— Это роковое несчастие, — сказала она, помолчав, — оно равно поразило вас и меня… но посмотрите, какая разница в вашем раздражении и в моей преданности…
— Сударыня, — сказал я, — наши роли были не одинакие. Прошу не сравнивать их, а то как бы вам не пришлось покраснеть.
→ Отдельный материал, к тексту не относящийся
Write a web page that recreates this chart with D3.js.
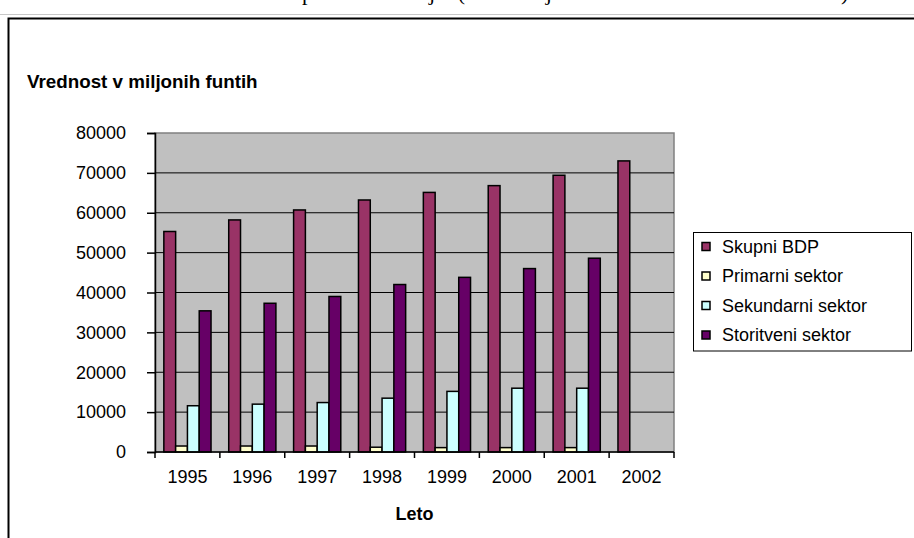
<!DOCTYPE html>
<html><head><meta charset="utf-8">
<script src="https://cdn.jsdelivr.net/npm/d3@7"></script>
<style>body{margin:0;background:#fff;} svg{display:block}</style>
</head><body><svg id="c" width="914" height="538"></svg>
<script>
const years = ["1995","1996","1997","1998","1999","2000","2001","2002"];
const seriesNames = ["Skupni BDP","Primarni sektor","Sekundarni sektor","Storitveni sektor"];
const skupniBDP = [55300,58200,60700,63200,65100,66800,69400,73000];
const primarniSektor = [1500,1500,1500,1200,1100,1100,1100,null];
const sekundarniSektor = [11600,12000,12400,13500,15200,16000,16000,null];
const storitveniSektor = [35400,37300,39000,42000,43800,46000,48600,null];
const yTicks = [0,10000,20000,30000,40000,50000,60000,70000,80000];
const colors = ["#993366","#FFFFCC","#CCFFFF","#660066"];
const titleText = "Sestava BDP po vseh sektorjih (vse v miljonih funtov v stalnih cenah 1995)";
const yTitle = "Vrednost v miljonih funtih";
const xTitle = "Leto";

const seriesValues = [skupniBDP, primarniSektor, sekundarniSektor, storitveniSektor];
const svg = d3.select("#c");
const W = 914, H = 538;
const plot = {l:155, r:674, t:133, b:452};

// page line + clipped heading + frame
svg.append("line").attr("x1",0).attr("x2",W).attr("y1",14.5).attr("y2",14.5).attr("stroke","#c8c8c8").attr("stroke-width",1);
const tt = svg.append("text").attr("x",0).attr("y",0).attr("font-family","Liberation Serif, Times New Roman, serif")
  .attr("font-size",22).attr("fill","#000").text(titleText);
const pIdx = titleText.indexOf("p");
const px = tt.node().getStartPositionOfChar(pIdx).x;
tt.attr("x", 302 - px);

svg.append("path").attr("d",`M8.5,${H} V18.5 H${W}`).attr("fill","none").attr("stroke","#000").attr("stroke-width",2);

const x = d3.scaleBand().domain(years).range([plot.l, plot.r]).padding(0);
const xi = d3.scaleBand().domain(seriesNames).range([0, x.bandwidth()]).paddingInner(0).paddingOuter(0.75);
const y = d3.scaleLinear().domain([0,80000]).range([plot.b, plot.t]);

// plot background
svg.append("rect").attr("x",plot.l).attr("y",plot.t).attr("width",plot.r-plot.l).attr("height",plot.b-plot.t)
  .attr("fill","#c0c0c0").attr("stroke","#808080").attr("stroke-width",1.5);

// gridlines
svg.append("g").selectAll("line").data(yTicks.filter(d=>d>0 && d<80000)).join("line")
  .attr("x1",plot.l).attr("x2",plot.r).attr("y1",d=>y(d)).attr("y2",d=>y(d))
  .attr("stroke","#000").attr("stroke-width",1);

// bars
const data = [];
years.forEach((yr,i)=>seriesNames.forEach((s,j)=>{ if(seriesValues[j][i]!=null) data.push({yr,s,v:seriesValues[j][i],c:colors[j]}); }));
svg.append("g").selectAll("rect").data(data).join("rect")
  .attr("x",d=>x(d.yr)+xi(d.s)).attr("width",xi.bandwidth())
  .attr("y",d=>y(d.v)).attr("height",d=>y(0)-y(d.v))
  .attr("fill",d=>d.c).attr("stroke","#000").attr("stroke-width",1.5);

// y axis
const ya = svg.append("g").attr("transform",`translate(${plot.l},0)`)
  .call(d3.axisLeft(y).tickValues(yTicks).tickSize(8).tickPadding(21).tickFormat(d3.format("d")));
ya.select(".domain").attr("stroke","#000").attr("stroke-width",1.5);
ya.selectAll(".tick line").attr("stroke","#000").attr("stroke-width",1.5);
ya.selectAll("text").attr("font-family","Liberation Sans, Arial, sans-serif").attr("font-size",18).attr("fill","#000");

// x axis
const xa = svg.append("g").attr("transform",`translate(0,${plot.b})`)
  .call(d3.axisBottom(x).tickSize(0).tickPadding(18));
xa.select(".domain").attr("d",`M${plot.l},0H${plot.r}`).attr("stroke","#000").attr("stroke-width",1.5);
xa.selectAll("text").attr("font-family","Liberation Sans, Arial, sans-serif").attr("font-size",18).attr("fill","#000");
const bounds = years.map(d=>x(d)).concat([plot.r]);
xa.append("g").selectAll("line").data(bounds).join("line")
  .attr("x1",d=>d).attr("x2",d=>d).attr("y1",0).attr("y2",6).attr("stroke","#000").attr("stroke-width",1.5);

// titles
svg.append("text").attr("x",27).attr("y",88).attr("font-family","Liberation Sans, Arial, sans-serif")
  .attr("font-size",18.8).attr("font-weight","bold").attr("fill","#000").text(yTitle);
svg.append("text").attr("x",(plot.l+plot.r)/2).attr("y",520).attr("text-anchor","middle")
  .attr("font-family","Liberation Sans, Arial, sans-serif").attr("font-size",18).attr("font-weight","bold").attr("fill","#000").text(xTitle);

// legend
const lg = svg.append("g");
lg.append("rect").attr("x",693.5).attr("y",232.5).attr("width",218).attr("height",118.5).attr("fill","#fff").attr("stroke","#000").attr("stroke-width",1);
const rowY = d3.scalePoint().domain(seriesNames).range([246.5,335]);
const rows = lg.selectAll("g.r").data(seriesNames).join("g").attr("class","r").attr("transform",d=>`translate(0,${rowY(d)})`);
rows.append("rect").attr("x",702).attr("y",-4).attr("width",8).attr("height",8)
  .attr("fill",(d,i)=>colors[i]).attr("stroke","#000").attr("stroke-width",1.5);
rows.append("text").attr("x",722).attr("y",0).attr("dy","0.35em")
  .attr("font-family","Liberation Sans, Arial, sans-serif").attr("font-size",18).attr("fill","#000").text(d=>d);
</script></body></html>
— Никогда! — сказала она запальчиво. — Вы не знаете, что говорите, — и потом прибавила: — Я увезу его, в этом положении он не должен остаться, ваша воля исполнится. Но вы больше не тот в моих глазах, которого я так много уважала и которого считала лучшим другом Георга. Нет, если б вы были тот человек, вы расстались бы с Natalie, — пусть она едет, пусть он едет, — я осталась бы с вами и с детьми здесь.
Я громко захохотал.
Она вспыхнула в лице и голосом, дрожащим от досады и негодования, спросила меня:
— Что это значит?
— Зачем же, — сказал я ей, — вы шутите в серьезных материях? Однако довольно, вот вам мой ultimatum: идите сейчас к Natalie сами, одни, переговорите с ней, — если она хочет ехать — пусть едет, я ничему и никому не буду препятствовать, кроме того (извините меня), кроме того, чтоб вы здесь — остались; уж я как-нибудь с хозяйством сам справлюсь. Но слушайте: если она не хочет ехать, то это последняя ночь, которую я провожу под одной кровлей с вашим мужем; живыми здесь еще раз ночевать мы не будем!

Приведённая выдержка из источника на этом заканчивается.